Aug. 12, 2025, 1:17 p.m. ET
Former Senator Sherrod Brown of Ohio plans to try to return to the Senate in 2026, giving the Democratic Party a strong recruit in its effort to take back control of the chamber next year, according to three people with knowledge of his decision.
Mr. Brown, who served in the Senate for three terms until his defeat in 2024, immediately becomes the Democratic front-runner to face Senator Jon Husted, a freshman Republican whom Gov. Mike DeWine appointed to file the vacancy created by JD Vance’s elevation to the vice presidency.
The people spoke on decision of anonymity to discuss a decision that is not yet public. Cleveland.com first reported on Mr. Brown’s decision.
Mr. Brown, 72, was a mainstay of Ohio politics for decades, dating to 1974, when he was the youngest person ever elected to the Ohio Statehouse. He later served as the Ohio secretary of state for eight years, as a congressman for more than a decade and as a senator for 18 years.

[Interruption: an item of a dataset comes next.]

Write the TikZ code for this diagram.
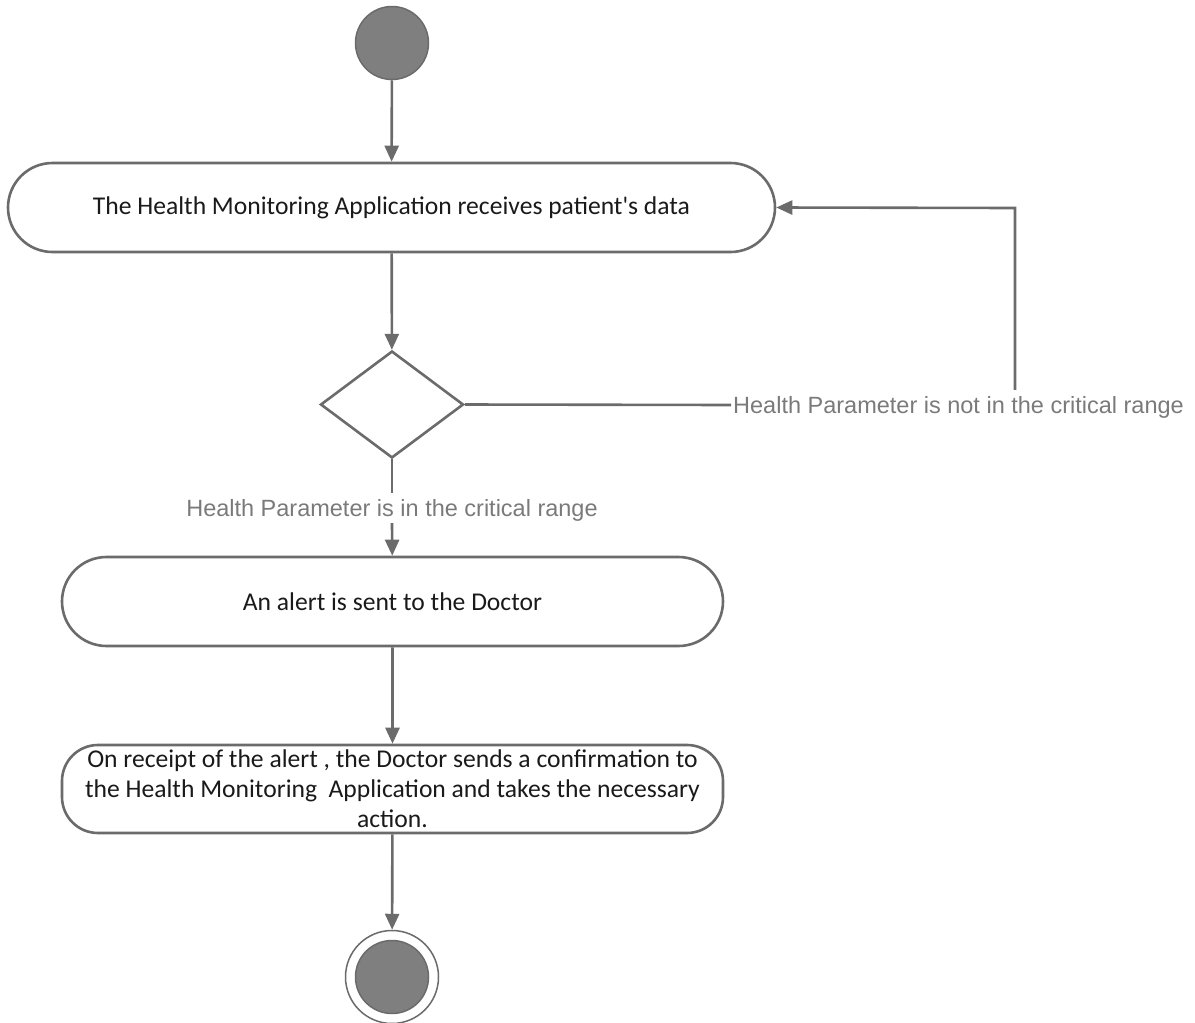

He lost a re-election bid in 2024 as Ohio continued to turn increasingly Republican. Senator Bernie Moreno, a Republican, won 50 percent of the vote to Mr. Brown’s 46.5 percent. That race was the most expensive Senate contest in the nation last year, with more than $451 million spent by candidates and outside groups, according to the Center for Responsive Politics.
After leaving office, Mr. Brown formed a nonprofit organization, the Dignity of Work Institute, making it his mission to find a way for the Democratic Party to appeal more to working-class voters. In an essay this year, he called that goal an “electoral and a moral imperative.”